V. Complexity & Governance Risk
□ 10. Treat complexity itself as a fiduciary risk factor
Complexity is not merely operational—it can conceal:
- Hidden fees
- Affiliate conflicts
- Leverage
- Valuation manipulation
- Benchmark gaming
- Illiquidity
- Risk concentration
Fiduciary Questions
- Can participants reasonably understand the structure?
- Can fiduciaries independently evaluate the underlying holdings?
- Does complexity benefit participants—or intermediaries?
□ 11. Investigate consultant and adviser conflicts
Professor Phalippou specifically warns that adviser reliance should not substitute for fiduciary judgment.
Many consultants, OCIO providers, and recordkeepers have economic incentives aligned with expanding private-market usage.
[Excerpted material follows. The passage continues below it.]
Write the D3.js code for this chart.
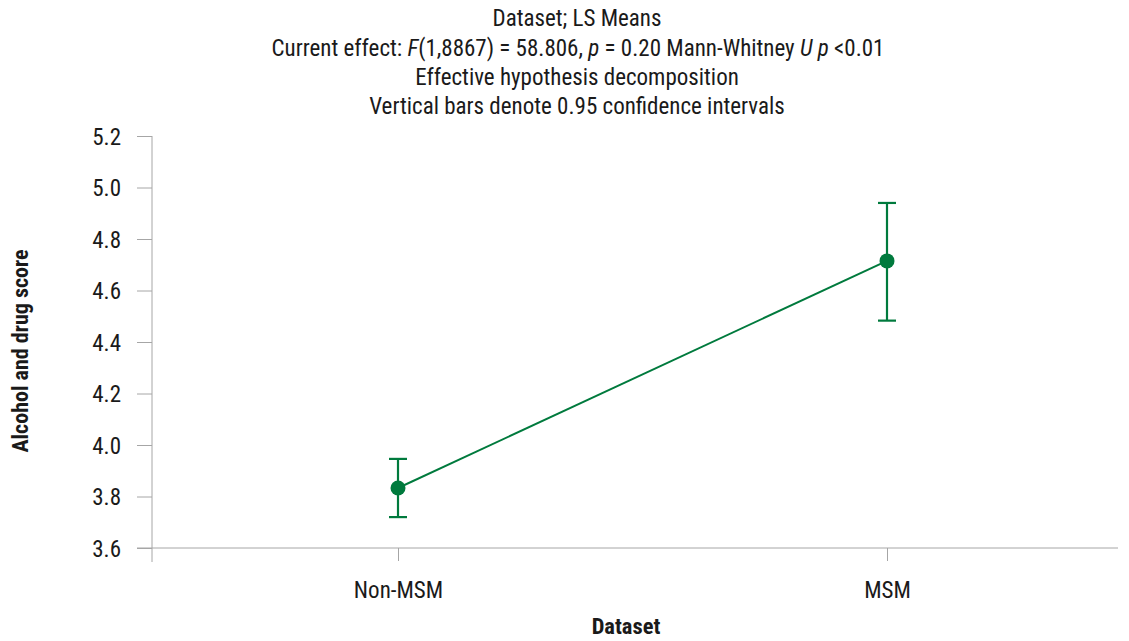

Many consultants are owned by Private Equity https://commonsense401kproject.com/2026/05/09/consultants-conflicts-and-the-collapse-of-public-pension-performance/
Fiduciary Questions
- Does the consultant receive compensation from private-market sponsors?
- Does the adviser manage affiliated CITs or private products?
- Are fiduciaries independently verifying consultant recommendations?
VI. Prohibited Transaction & ERISA Concerns
□ 12. Investigate party-in-interest relationships
Private-market structures frequently involve overlapping financial relationships among:
- Recordkeepers
- Consultants
- CIT trustees
- Insurance companies
- OCIO providers
- Placement agents
- Asset managers
Fiduciary Questions
- Are fiduciaries causing plans to transact with parties in interest?
- Are affiliates receiving indirect compensation?
- Could the structure implicate ERISA §§406(a) or 406(b)?
□ 13. Evaluate whether “availability” is being sold rather than prudence
Higher-fee products are often justified based on “access” or “institutional availability,” even where comparable public-market exposure exists at dramatically lower cost and greater transparency.
Fiduciary Questions
- Is private-market exposure truly necessary?
- Would public-market alternatives likely provide similar participant outcomes?
- Is illiquidity being confused with sophistication?
VII. Common Sense Participant Protection Questions
Before adding private equity exposure, fiduciaries should ask:
- Would I fully explain this structure to participants in plain English?
- Could participants independently verify valuation and performance claims?
- Could participants easily understand total fees?
- Would the product remain attractive if fully transparent?
- Is the structure designed primarily for participant benefit—or intermediary profit extraction?
Conclusion
Private equity is not automatically prudent or imprudent under ERISA. But private-market products require significantly greater scrutiny because they involve:
- subjective valuation,
- conditional liquidity,
- opaque fee structures,
- benchmark manipulation risk,
- leverage,
- and substantial conflicts of interest.
As Professor Ludovic Phalippou recently warned the Department of Labor, fiduciaries must distinguish “asset neutrality” from “metric neutrality, disclosure neutrality, and governance neutrality.”
ERISA fiduciaries should not treat private-market products as ordinary mutual funds merely because they are packaged inside a target-date fund, CIT, or retirement wrapper.
Retirement savers deserve transparent pricing, meaningful benchmarking, stress-tested liquidity, fair valuation practices, and fully disclosed conflicts before their retirement savings are exposed to private-market risk.